• _THE DATA_
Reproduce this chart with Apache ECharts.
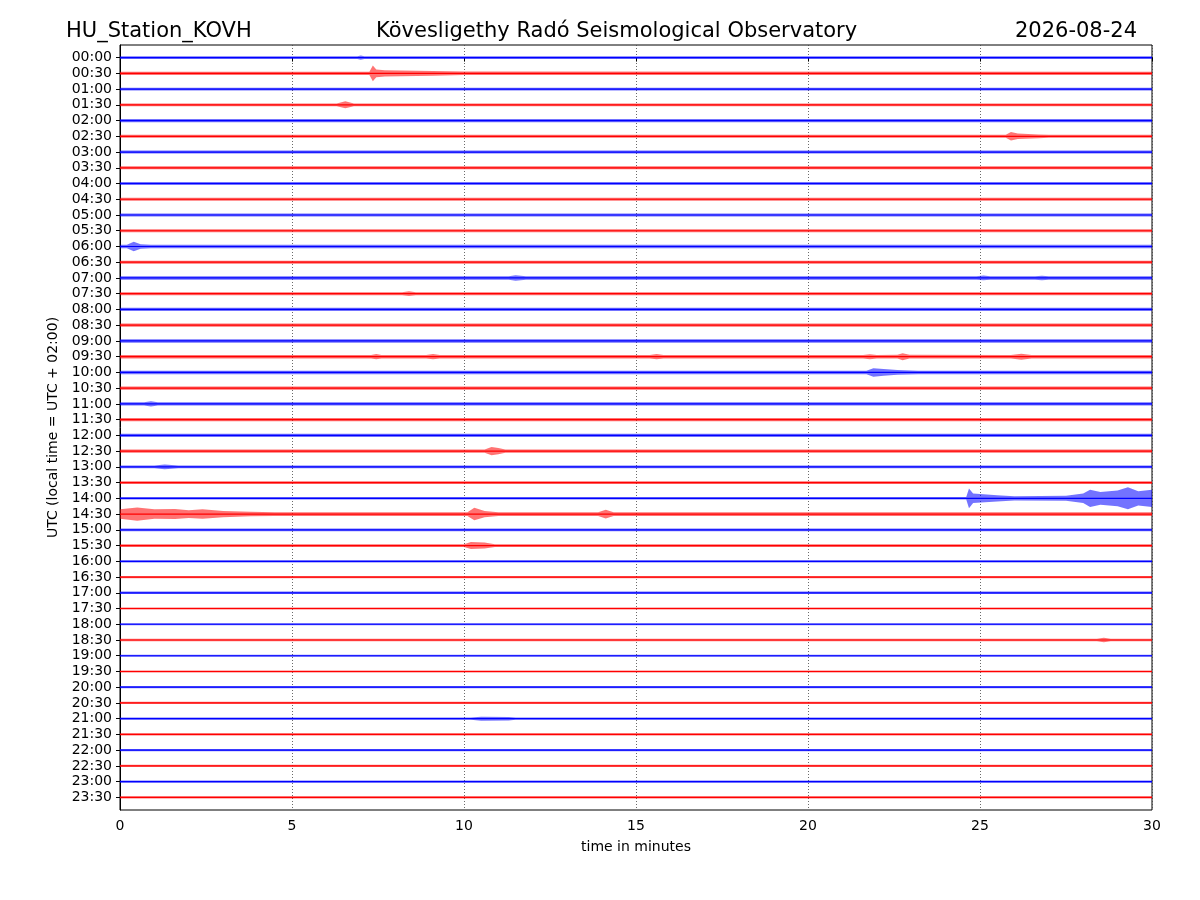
<!DOCTYPE html>
<html>
<head>
<meta charset="utf-8">
<script src="https://cdn.jsdelivr.net/npm/echarts@6/dist/echarts.min.js"></script>
<style>
  html, body { margin: 0; padding: 0; background: #fff; }
  #chart { width: 1200px; height: 900px; }
</style>
</head>
<body>
<div id="chart"></div>
<script>
// half-hour rows, top to bottom
const rowLabels = [
  "00:00","00:30","01:00","01:30","02:00","02:30","03:00","03:30",
  "04:00","04:30","05:00","05:30","06:00","06:30","07:00","07:30",
  "08:00","08:30","09:00","09:30","10:00","10:30","11:00","11:30",
  "12:00","12:30","13:00","13:30","14:00","14:30","15:00","15:30",
  "16:00","16:30","17:00","17:30","18:00","18:30","19:00","19:30",
  "20:00","20:30","21:00","21:30","22:00","22:30","23:00","23:30"
];

// background noise half-width per row (in row spacings)
const noiseLevel = [
  0.09, 0.10, 0.09, 0.09, 0.10, 0.10, 0.09, 0.09,
  0.09, 0.10, 0.09, 0.10, 0.11, 0.10, 0.11, 0.10,
  0.10, 0.10, 0.11, 0.11, 0.11, 0.10, 0.10, 0.10,
  0.10, 0.10, 0.09, 0.09, 0.08, 0.12, 0.09, 0.09,
  0.07, 0.07, 0.08, 0.07, 0.07, 0.08, 0.07, 0.07,
  0.07, 0.07, 0.07, 0.07, 0.07, 0.07, 0.07, 0.07
];

// events: [row, [[minute, half-amplitude], ...]]
const events = [
  [0, [[6.9, 0.09], [7.0, 0.14], [7.1, 0.09]]],
  [1, [[7.25, 0.1], [7.35, 0.5], [7.45, 0.25], [7.7, 0.2], [9.1, 0.15], [10.0, 0.11]]],
  [3, [[6.3, 0.09], [6.55, 0.22], [6.8, 0.09]]],
  [5, [[25.75, 0.1], [25.9, 0.27], [26.1, 0.17], [26.7, 0.12], [27.0, 0.1]]],
  [12, [[0.2, 0.11], [0.4, 0.3], [0.6, 0.14], [0.9, 0.11]]],
  [14, [[11.3, 0.11], [11.5, 0.17], [11.8, 0.11], [24.9, 0.11], [25.1, 0.15], [25.3, 0.11], [26.6, 0.11], [26.8, 0.14], [27.0, 0.11]]],
  [15, [[8.2, 0.1], [8.4, 0.15], [8.6, 0.1]]],
  [19, [[7.3, 0.11], [7.45, 0.17], [7.6, 0.11], [8.9, 0.11], [9.1, 0.17], [9.3, 0.11], [15.4, 0.11], [15.6, 0.17], [15.8, 0.11],
        [21.6, 0.11], [21.8, 0.16], [22.0, 0.11], [22.6, 0.12], [22.75, 0.22], [22.95, 0.12], [25.9, 0.11], [26.2, 0.19], [26.5, 0.11]]],
  [20, [[21.7, 0.11], [21.9, 0.27], [22.2, 0.22], [22.6, 0.15], [23.2, 0.11]]],
  [22, [[0.7, 0.1], [0.9, 0.16], [1.1, 0.1]]],
  [25, [[10.6, 0.1], [10.8, 0.26], [11.0, 0.2], [11.2, 0.1]]],
  [26, [[1.0, 0.09], [1.3, 0.15], [1.7, 0.09]]],
  [28, [[24.6, 0.08], [24.68, 0.63], [24.8, 0.3], [25.5, 0.2], [26.0, 0.13], [27.5, 0.16], [28.0, 0.3], [28.2, 0.55],
        [28.5, 0.4], [29.0, 0.5], [29.3, 0.7], [29.6, 0.45], [30, 0.55]]],
  [29, [[0, 0.3], [0.5, 0.42], [1.0, 0.3], [1.6, 0.32], [2.0, 0.25], [2.4, 0.3], [3.0, 0.2], [3.8, 0.14], [4.5, 0.12],
        [10.1, 0.12], [10.3, 0.4], [10.6, 0.2], [11.0, 0.12], [13.9, 0.12], [14.12, 0.28], [14.35, 0.12]]],
  [31, [[10.0, 0.09], [10.2, 0.22], [10.6, 0.19], [10.9, 0.09]]],
  [37, [[28.4, 0.08], [28.6, 0.14], [28.8, 0.08]]],
  [42, [[10.2, 0.07], [10.5, 0.13], [11.3, 0.11], [11.5, 0.07]]]
];

const rowColors = ["#0000ff", "#ff0000"];

// envelope per row: endpoints at noise level plus event points
const envelopes = rowLabels.map((_, i) => {
  let pts = [[0, noiseLevel[i]], [30, noiseLevel[i]]];
  events.filter(e => e[0] === i).forEach(e => { pts = pts.concat(e[1]); });
  pts.sort((a, b) => a[0] - b[0]);
  const out = [];
  pts.forEach(p => {
    const last = out[out.length - 1];
    if (last && last[0] === p[0]) last[1] = Math.max(last[1], p[1]);
    else out.push([p[0], p[1]]);
  });
  return out;
});

const myChart = echarts.init(document.getElementById("chart"));
const font = "DejaVu Sans";
const titleStyle = { fontFamily: font, fontSize: 21, fontWeight: "normal", color: "#000" };

const option = {
  backgroundColor: "#fff",
  animation: false,
  title: [
    { text: "HU_Station_KOVH", left: 61, top: 16, textStyle: titleStyle },
    { text: "Kövesligethy Radó Seismological Observatory", left: 371, top: 16, textStyle: titleStyle },
    { text: "2026-08-24", right: 58, top: 16, textStyle: titleStyle }
  ],
  grid: { left: 120, right: 48, top: 45, bottom: 90, show: true, borderColor: "#000", borderWidth: 1, backgroundColor: "transparent" },
  xAxis: {
    type: "value", min: 0, max: 30, interval: 5,
    name: "time in minutes", nameLocation: "middle", nameGap: 30,
    nameTextStyle: { fontFamily: font, fontSize: 14, color: "#000" },
    axisLine: { show: true, lineStyle: { color: "#000" } },
    axisTick: { show: true, inside: false, length: 4, lineStyle: { color: "#000" } },
    axisLabel: { fontFamily: font, fontSize: 14, color: "#000", margin: 9 },
    splitLine: { show: true, lineStyle: { color: "#444", type: [1, 2], width: 0.8 } }
  },
  yAxis: {
    type: "value", min: -0.8, max: 47.8, inverse: true,
    name: "UTC (local time = UTC + 02:00)", nameLocation: "middle", nameGap: 57, nameRotate: 90,
    nameTextStyle: { fontFamily: font, fontSize: 14, color: "#000" },
    axisLine: { show: true, lineStyle: { color: "#000" } },
    axisTick: { show: true, length: 4, lineStyle: { color: "#000" }, customValues: rowLabels.map((_, i) => i) },
    axisLabel: {
      fontFamily: font, fontSize: 14, color: "#000", margin: 8,
      customValues: rowLabels.map((_, i) => i),
      formatter: v => rowLabels[Math.round(v)] || ""
    },
    splitLine: { show: false }
  },
  series: [{
    type: "custom",
    clip: true,
    data: rowLabels.map((_, i) => [i]),
    encode: { y: 0 },
    renderItem: function (params, api) {
      const i = api.value(0);
      const env = envelopes[i];
      const color = rowColors[i % 2];
      const top = env.map(p => api.coord([p[0], i - p[1]]));
      const bottom = env.slice().reverse().map(p => api.coord([p[0], i + p[1]]));
      const a = api.coord([0, i]);
      const b = api.coord([30, i]);
      return {
        type: "group",
        children: [
          { type: "polygon", shape: { points: top.concat(bottom) }, style: { fill: color, opacity: 0.55 } },
          { type: "line", shape: { x1: a[0], y1: a[1], x2: b[0], y2: b[1] }, style: { stroke: color, lineWidth: 1.2 } }
        ]
      };
    }
  }]
};

myChart.setOption(option);
window.onresize = function () {
  myChart.resize();
};
</script>
</body>
</html>
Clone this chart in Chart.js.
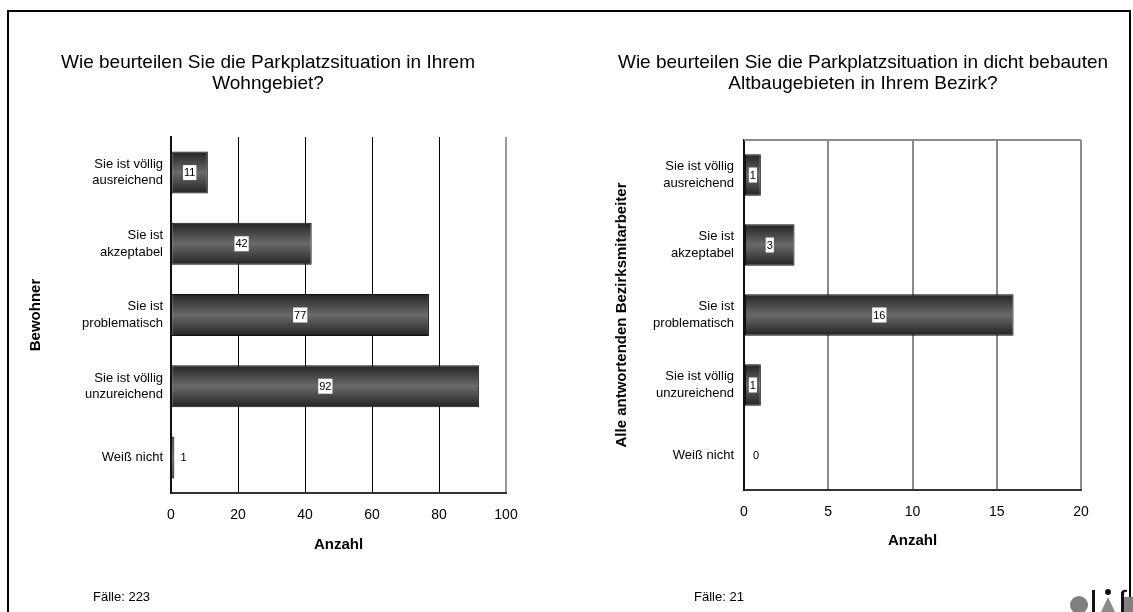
<!DOCTYPE html>
<html>
<head>
<meta charset="utf-8">
<script src="https://cdn.jsdelivr.net/npm/chart.js@4.4.1/dist/chart.umd.min.js"></script>
<style>
  html, body { margin: 0; padding: 0; background: #fff; }
  body { width: 1133px; height: 612px; position: relative; overflow: hidden;
         font-family: "Liberation Sans", Arial, sans-serif; }
  #frame { position: absolute; left: 7px; top: 10px; width: 1120px; height: 640px;
           border: 2px solid #000; border-bottom: none; }
  .panel { position: absolute; top: 0; }
  #c1 { left: 0; }
  #c2 { left: 566px; }
  .note { position: absolute; top: 589px; font-size: 13px; color: #000; }
</style>
</head>
<body>
<div id="frame"></div>
<canvas id="c1" class="panel" width="566" height="612"></canvas>
<canvas id="c2" class="panel" width="567" height="612"></canvas>
<div class="note" style="left:93px">Fälle: 223</div>
<div class="note" style="left:694px">Fälle: 21</div>
<script>
// Answer categories (top to bottom)
const categories = [
  ['Sie ist völlig', 'ausreichend'],
  ['Sie ist', 'akzeptabel'],
  ['Sie ist', 'problematisch'],
  ['Sie ist völlig', 'unzureichend'],
  'Weiß nicht'
];
// Counts per answer
const residentCounts = [11, 42, 77, 92, 1];
const staffCounts = [1, 3, 16, 1, 0];
// Axis tick values
const residentTicks = [0, 20, 40, 60, 80, 100];
const staffTicks = [0, 5, 10, 15, 20];

const FONT = '"Liberation Sans", Arial, sans-serif';
const BAR_PCT = 0.59;

Chart.defaults.font.family = FONT;
Chart.defaults.color = '#000';

// Vertical shading on each bar: dark edges, lighter middle
function barFill(ctx) {
  const chart = ctx.chart;
  const y = chart.scales && chart.scales.y;
  if (!y || ctx.type !== 'data' || !chart.chartArea) return '#555';
  const c = y.getPixelForValue(ctx.dataIndex);
  const half = (y.height / categories.length) * BAR_PCT / 2;
  const g = chart.ctx.createLinearGradient(0, c - half, 0, c + half);
  g.addColorStop(0, '#232323');
  g.addColorStop(0.5, '#6a6a6a');
  g.addColorStop(1, '#232323');
  return g;
}

// Count printed on each bar (white box), or beside it when the bar is too short
const valueLabels = {
  id: 'valueLabels',
  afterDatasetsDraw(chart) {
    const ctx = chart.ctx;
    const meta = chart.getDatasetMeta(0);
    const vals = chart.data.datasets[0].data;
    ctx.save();
    ctx.font = '11px ' + FONT;
    ctx.textAlign = 'center';
    ctx.textBaseline = 'middle';
    meta.data.forEach((bar, i) => {
      const txt = String(vals[i]);
      const len = Math.abs(bar.x - bar.base);
      if (len >= 10) {
        const cx = (bar.x + bar.base) / 2;
        const w = ctx.measureText(txt).width + 2;
        ctx.fillStyle = '#fff';
        ctx.fillRect(cx - w / 2, bar.y - 7.5, w, 15);
        ctx.fillStyle = '#000';
        ctx.fillText(txt, cx, bar.y + 0.5);
      } else {
        ctx.fillStyle = '#000';
        ctx.fillText(txt, bar.base + 12, bar.y + 0.5);
      }
    });
    ctx.restore();
  }
};

// Top edge of the plot frame
const topEdge = {
  id: 'topEdge',
  beforeDatasetsDraw(chart, args, opts) {
    if (!opts.color) return;
    const {ctx, chartArea} = chart;
    ctx.save();
    ctx.strokeStyle = opts.color;
    ctx.lineWidth = 2;
    ctx.beginPath();
    ctx.moveTo(chartArea.left, chartArea.top);
    ctx.lineTo(chartArea.right, chartArea.top);
    ctx.stroke();
    ctx.restore();
  }
};

// difu logo in the lower right corner
const logo = {
  id: 'logo',
  afterDraw(chart, args, opts) {
    if (!opts.show) return;
    const ctx = chart.ctx;
    const ox = 566;
    ctx.save();
    ctx.fillStyle = '#808080';
    ctx.beginPath();
    ctx.arc(1079 - ox, 605, 9, 0, Math.PI * 2);
    ctx.fill();
    ctx.fillStyle = '#111';
    ctx.fillRect(1092 - ox, 590, 3, 22);
    ctx.fillStyle = '#8a8a8a';
    ctx.beginPath();
    ctx.moveTo(1108 - ox, 597);
    ctx.lineTo(1115 - ox, 612);
    ctx.lineTo(1101 - ox, 612);
    ctx.closePath();
    ctx.fill();
    ctx.fillStyle = '#111';
    ctx.beginPath();
    ctx.arc(1108 - ox, 592, 3, 0, Math.PI * 2);
    ctx.fill();
    ctx.fillStyle = '#808080';
    ctx.fillRect(1124 - ox, 597, 9, 15);
    ctx.fillStyle = '#111';
    ctx.fillRect(1121 - ox, 592, 3, 20);
    ctx.beginPath();
    ctx.moveTo(1121 - ox, 593);
    ctx.quadraticCurveTo(1122 - ox, 589, 1127 - ox, 590);
    ctx.lineTo(1127 - ox, 592);
    ctx.quadraticCurveTo(1124 - ox, 591, 1124 - ox, 594);
    ctx.closePath();
    ctx.fill();
    ctx.restore();
  }
};

function makeChart(id, cfg) {
  const last = cfg.ticks[cfg.ticks.length - 1];
  return new Chart(document.getElementById(id), {
    type: 'bar',
    data: {
      labels: categories,
      datasets: [{
        data: cfg.values,
        backgroundColor: barFill,
        borderColor: '#111',
        borderWidth: 1,
        borderSkipped: false,
        categoryPercentage: 1,
        barPercentage: BAR_PCT
      }]
    },
    options: {
      indexAxis: 'y',
      responsive: false,
      animation: false,
      devicePixelRatio: 1,
      layout: { padding: cfg.padding },
      plugins: {
        legend: { display: false },
        tooltip: { enabled: false },
        title: {
          display: true,
          text: cfg.title,
          font: { size: 19, weight: 'normal', lineHeight: 21 / 19 },
          color: '#000',
          padding: cfg.titlePadding
        },
        topEdge: { color: cfg.topEdge },
        logo: { show: cfg.logo }
      },
      scales: {
        x: {
          type: 'linear',
          min: cfg.ticks[0],
          max: last,
          afterBuildTicks: s => { s.ticks = cfg.ticks.map(v => ({ value: v })); },
          afterFit: s => { s.height = cfg.xHeight; },
          ticks: { font: { size: 14 }, padding: cfg.xTickPad, color: '#000' },
          grid: {
            drawTicks: false,
            color: c => c.tick && c.tick.value === last ? cfg.edgeColor : cfg.gridColor,
            lineWidth: c => c.tick && c.tick.value === last ? 2 : cfg.gridWidth
          },
          border: { display: true, color: '#333', width: 2 },
          title: {
            display: true, text: 'Anzahl', color: '#000',
            font: { size: 15, weight: 'bold', lineHeight: 1.2 },
            padding: { top: 0, bottom: cfg.xTitlePad }
          }
        },
        y: {
          afterFit: s => { s.width = cfg.yWidth; },
          ticks: { font: { size: 13, lineHeight: 1.25 }, padding: cfg.yTickPad, color: '#000' },
          grid: { display: false, drawTicks: false },
          border: { display: true, color: '#111', width: 2 },
          title: {
            display: true, text: cfg.yTitle, color: '#000',
            font: { size: 15, weight: 'bold', lineHeight: 1 },
            padding: { top: -1.5, bottom: 0 }
          }
        },
        // empty margin to the right of the plot
        gap: {
          type: 'category',
          position: 'right',
          afterFit: s => { s.width = cfg.rightGap; },
          ticks: { display: false },
          grid: { display: false, drawTicks: false },
          border: { display: false }
        }
      }
    },
    plugins: [valueLabels, topEdge, logo]
  });
}

makeChart('c1', {
  values: residentCounts,
  ticks: residentTicks,
  title: ['Wie beurteilen Sie die Parkplatzsituation in Ihrem', 'Wohngebiet?'],
  yTitle: 'Bewohner',
  padding: { left: 30, right: 60, top: 40, bottom: 52 },
  titlePadding: { top: 12, bottom: 43 },
  yWidth: 141, yTickPad: 8, rightGap: 0,
  xHeight: 67, xTickPad: 14, xTitlePad: 5.7,
  gridColor: '#000', gridWidth: 1, edgeColor: '#9a9a9a',
  topEdge: null, logo: false
});

makeChart('c2', {
  values: staffCounts,
  ticks: staffTicks,
  title: ['Wie beurteilen Sie die Parkplatzsituation in dicht bebauten', 'Altbaugebieten in Ihrem Bezirk?'],
  yTitle: 'Alle antwortenden Bezirksmitarbeiter',
  padding: { left: 50, right: 23, top: 40, bottom: 52 },
  titlePadding: { top: 12, bottom: 46 },
  yWidth: 128, yTickPad: 10, rightGap: 29,
  xHeight: 70, xTickPad: 13.3, xTitlePad: 10,
  gridColor: '#8a8a8a', gridWidth: 2, edgeColor: '#8a8a8a',
  topEdge: '#8a8a8a', logo: true
});
</script>
</body>
</html>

• _REQUIREMENTS_
Return each line that includes "this".

• _EXERCISE SOLUTION_
Reproduce this chart with Apache ECharts.
Clone this chart in Chart.js.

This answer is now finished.